◆ **WRITTEN EXERCISE**
Repeat the material below word for word and leave out all pictures.

◆ **DATA BLOCK**
>> Begin

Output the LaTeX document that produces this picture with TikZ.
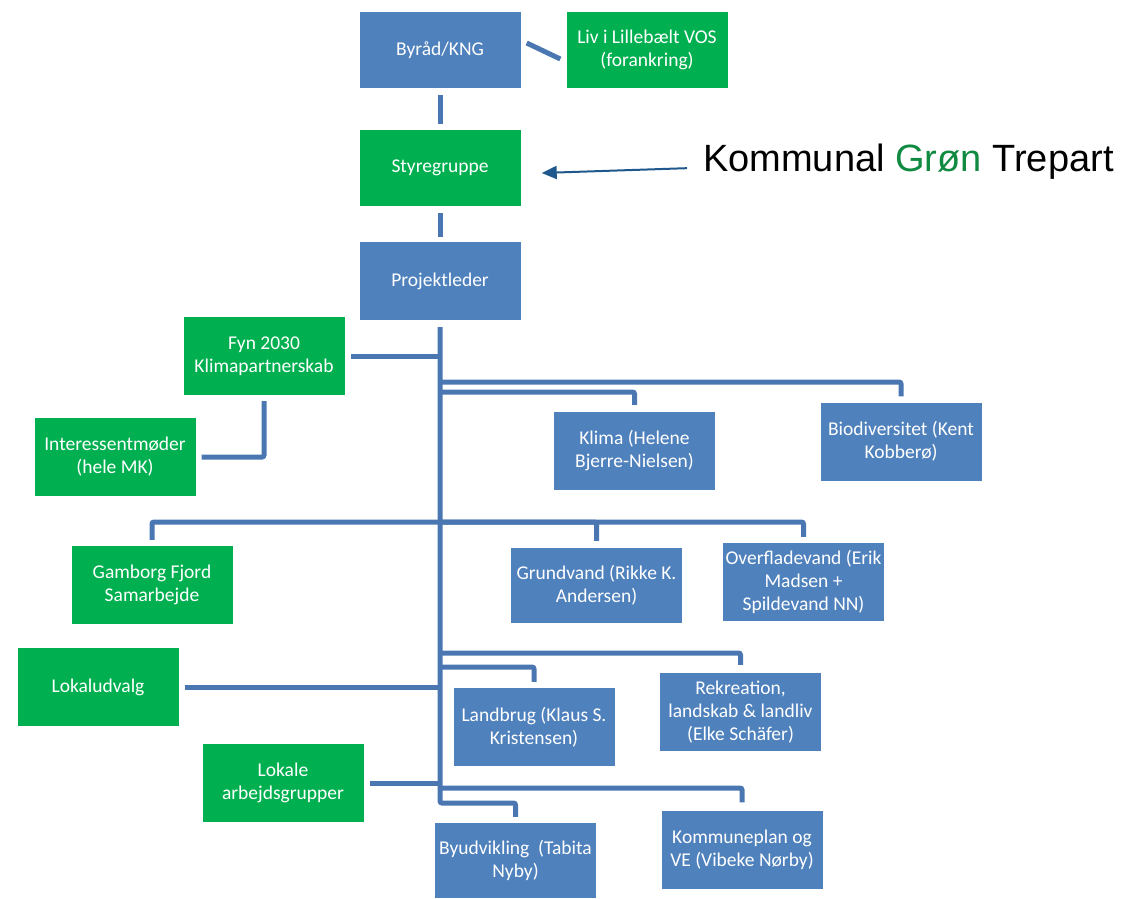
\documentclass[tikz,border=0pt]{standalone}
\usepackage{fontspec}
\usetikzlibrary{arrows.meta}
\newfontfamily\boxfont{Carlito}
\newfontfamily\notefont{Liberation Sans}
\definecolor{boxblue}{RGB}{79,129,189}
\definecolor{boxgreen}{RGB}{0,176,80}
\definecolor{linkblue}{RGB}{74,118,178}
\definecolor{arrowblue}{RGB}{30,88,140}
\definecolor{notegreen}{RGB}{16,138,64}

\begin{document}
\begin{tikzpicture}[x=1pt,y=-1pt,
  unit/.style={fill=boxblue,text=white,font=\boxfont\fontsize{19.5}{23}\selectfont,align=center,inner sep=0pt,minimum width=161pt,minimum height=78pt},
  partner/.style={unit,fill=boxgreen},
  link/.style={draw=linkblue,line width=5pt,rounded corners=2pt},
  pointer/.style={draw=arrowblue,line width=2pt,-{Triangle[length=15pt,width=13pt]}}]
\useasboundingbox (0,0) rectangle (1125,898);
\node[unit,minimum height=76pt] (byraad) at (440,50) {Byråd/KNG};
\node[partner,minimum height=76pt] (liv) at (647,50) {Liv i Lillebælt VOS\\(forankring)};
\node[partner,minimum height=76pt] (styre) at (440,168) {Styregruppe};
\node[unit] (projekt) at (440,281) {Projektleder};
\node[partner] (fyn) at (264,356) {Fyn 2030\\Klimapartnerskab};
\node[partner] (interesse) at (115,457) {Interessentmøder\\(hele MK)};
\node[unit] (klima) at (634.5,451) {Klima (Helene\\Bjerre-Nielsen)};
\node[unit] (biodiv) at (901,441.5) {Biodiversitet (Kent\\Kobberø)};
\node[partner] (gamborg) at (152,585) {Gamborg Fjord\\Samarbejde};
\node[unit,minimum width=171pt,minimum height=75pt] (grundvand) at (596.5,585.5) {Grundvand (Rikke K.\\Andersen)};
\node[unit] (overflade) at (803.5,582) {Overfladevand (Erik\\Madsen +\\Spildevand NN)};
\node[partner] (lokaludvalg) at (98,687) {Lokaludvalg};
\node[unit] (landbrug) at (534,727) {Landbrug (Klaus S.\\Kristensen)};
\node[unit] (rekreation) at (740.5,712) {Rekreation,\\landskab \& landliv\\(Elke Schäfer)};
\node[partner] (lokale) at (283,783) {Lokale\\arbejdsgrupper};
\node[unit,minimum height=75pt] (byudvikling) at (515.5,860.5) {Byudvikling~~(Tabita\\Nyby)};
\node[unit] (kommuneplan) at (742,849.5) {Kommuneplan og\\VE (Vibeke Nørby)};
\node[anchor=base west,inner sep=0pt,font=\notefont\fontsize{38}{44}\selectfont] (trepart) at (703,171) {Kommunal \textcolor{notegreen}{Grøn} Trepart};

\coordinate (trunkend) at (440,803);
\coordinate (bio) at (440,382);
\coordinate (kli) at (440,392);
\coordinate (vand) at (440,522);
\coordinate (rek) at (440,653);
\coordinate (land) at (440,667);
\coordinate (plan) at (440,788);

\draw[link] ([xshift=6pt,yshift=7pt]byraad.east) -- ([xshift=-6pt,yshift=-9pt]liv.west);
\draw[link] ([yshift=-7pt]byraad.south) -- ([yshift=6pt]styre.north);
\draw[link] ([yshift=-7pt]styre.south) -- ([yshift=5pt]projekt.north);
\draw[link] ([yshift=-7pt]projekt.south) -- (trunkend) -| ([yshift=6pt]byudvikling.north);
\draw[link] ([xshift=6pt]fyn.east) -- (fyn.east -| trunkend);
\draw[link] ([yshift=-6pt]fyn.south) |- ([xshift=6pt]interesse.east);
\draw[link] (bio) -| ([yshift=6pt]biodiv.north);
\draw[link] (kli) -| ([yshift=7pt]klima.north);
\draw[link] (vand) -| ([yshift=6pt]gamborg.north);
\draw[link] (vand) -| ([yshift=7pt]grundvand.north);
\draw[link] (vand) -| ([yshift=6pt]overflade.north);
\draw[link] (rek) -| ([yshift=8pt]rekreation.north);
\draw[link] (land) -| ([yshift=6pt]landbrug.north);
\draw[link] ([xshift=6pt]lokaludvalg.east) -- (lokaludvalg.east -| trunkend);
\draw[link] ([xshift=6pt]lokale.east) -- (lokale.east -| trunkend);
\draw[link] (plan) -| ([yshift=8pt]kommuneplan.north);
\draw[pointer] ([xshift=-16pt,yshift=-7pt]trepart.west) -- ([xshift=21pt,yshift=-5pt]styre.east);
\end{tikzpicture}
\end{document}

>> End

◆ **WRITTEN RESPONSE**
Output the LaTeX document that produces this picture with TikZ.
\documentclass[tikz,border=0pt]{standalone}
\usepackage{fontspec}
\usetikzlibrary{arrows.meta}
\newfontfamily\boxfont{Carlito}
\newfontfamily\notefont{Liberation Sans}
\definecolor{boxblue}{RGB}{79,129,189}
\definecolor{boxgreen}{RGB}{0,176,80}
\definecolor{linkblue}{RGB}{74,118,178}
\definecolor{arrowblue}{RGB}{30,88,140}
\definecolor{notegreen}{RGB}{16,138,64}

\begin{document}
\begin{tikzpicture}[x=1pt,y=-1pt,
  unit/.style={fill=boxblue,text=white,font=\boxfont\fontsize{19.5}{23}\selectfont,align=center,inner sep=0pt,minimum width=161pt,minimum height=78pt},
  partner/.style={unit,fill=boxgreen},
  link/.style={draw=linkblue,line width=5pt,rounded corners=2pt},
  pointer/.style={draw=arrowblue,line width=2pt,-{Triangle[length=15pt,width=13pt]}}]
\useasboundingbox (0,0) rectangle (1125,898);
\node[unit,minimum height=76pt] (byraad) at (440,50) {Byråd/KNG};
\node[partner,minimum height=76pt] (liv) at (647,50) {Liv i Lillebælt VOS\\(forankring)};
\node[partner,minimum height=76pt] (styre) at (440,168) {Styregruppe};
\node[unit] (projekt) at (440,281) {Projektleder};
\node[partner] (fyn) at (264,356) {Fyn 2030\\Klimapartnerskab};
\node[partner] (interesse) at (115,457) {Interessentmøder\\(hele MK)};
\node[unit] (klima) at (634.5,451) {Klima (Helene\\Bjerre-Nielsen)};
\node[unit] (biodiv) at (901,441.5) {Biodiversitet (Kent\\Kobberø)};
\node[partner] (gamborg) at (152,585) {Gamborg Fjord\\Samarbejde};
\node[unit,minimum width=171pt,minimum height=75pt] (grundvand) at (596.5,585.5) {Grundvand (Rikke K.\\Andersen)};
\node[unit] (overflade) at (803.5,582) {Overfladevand (Erik\\Madsen +\\Spildevand NN)};
\node[partner] (lokaludvalg) at (98,687) {Lokaludvalg};
\node[unit] (landbrug) at (534,727) {Landbrug (Klaus S.\\Kristensen)};
\node[unit] (rekreation) at (740.5,712) {Rekreation,\\landskab \& landliv\\(Elke Schäfer)};
\node[partner] (lokale) at (283,783) {Lokale\\arbejdsgrupper};
\node[unit,minimum height=75pt] (byudvikling) at (515.5,860.5) {Byudvikling~~(Tabita\\Nyby)};
\node[unit] (kommuneplan) at (742,849.5) {Kommuneplan og\\VE (Vibeke Nørby)};
\node[anchor=base west,inner sep=0pt,font=\notefont\fontsize{38}{44}\selectfont] (trepart) at (703,171) {Kommunal \textcolor{notegreen}{Grøn} Trepart};

\coordinate (trunkend) at (440,803);
\coordinate (bio) at (440,382);
\coordinate (kli) at (440,392);
\coordinate (vand) at (440,522);
\coordinate (rek) at (440,653);
\coordinate (land) at (440,667);
\coordinate (plan) at (440,788);

\draw[link] ([xshift=6pt,yshift=7pt]byraad.east) -- ([xshift=-6pt,yshift=-9pt]liv.west);
\draw[link] ([yshift=-7pt]byraad.south) -- ([yshift=6pt]styre.north);
\draw[link] ([yshift=-7pt]styre.south) -- ([yshift=5pt]projekt.north);
\draw[link] ([yshift=-7pt]projekt.south) -- (trunkend) -| ([yshift=6pt]byudvikling.north);
\draw[link] ([xshift=6pt]fyn.east) -- (fyn.east -| trunkend);
\draw[link] ([yshift=-6pt]fyn.south) |- ([xshift=6pt]interesse.east);
\draw[link] (bio) -| ([yshift=6pt]biodiv.north);
\draw[link] (kli) -| ([yshift=7pt]klima.north);
\draw[link] (vand) -| ([yshift=6pt]gamborg.north);
\draw[link] (vand) -| ([yshift=7pt]grundvand.north);
\draw[link] (vand) -| ([yshift=6pt]overflade.north);
\draw[link] (rek) -| ([yshift=8pt]rekreation.north);
\draw[link] (land) -| ([yshift=6pt]landbrug.north);
\draw[link] ([xshift=6pt]lokaludvalg.east) -- (lokaludvalg.east -| trunkend);
\draw[link] ([xshift=6pt]lokale.east) -- (lokale.east -| trunkend);
\draw[link] (plan) -| ([yshift=8pt]kommuneplan.north);
\draw[pointer] ([xshift=-16pt,yshift=-7pt]trepart.west) -- ([xshift=21pt,yshift=-5pt]styre.east);
\end{tikzpicture}
\end{document}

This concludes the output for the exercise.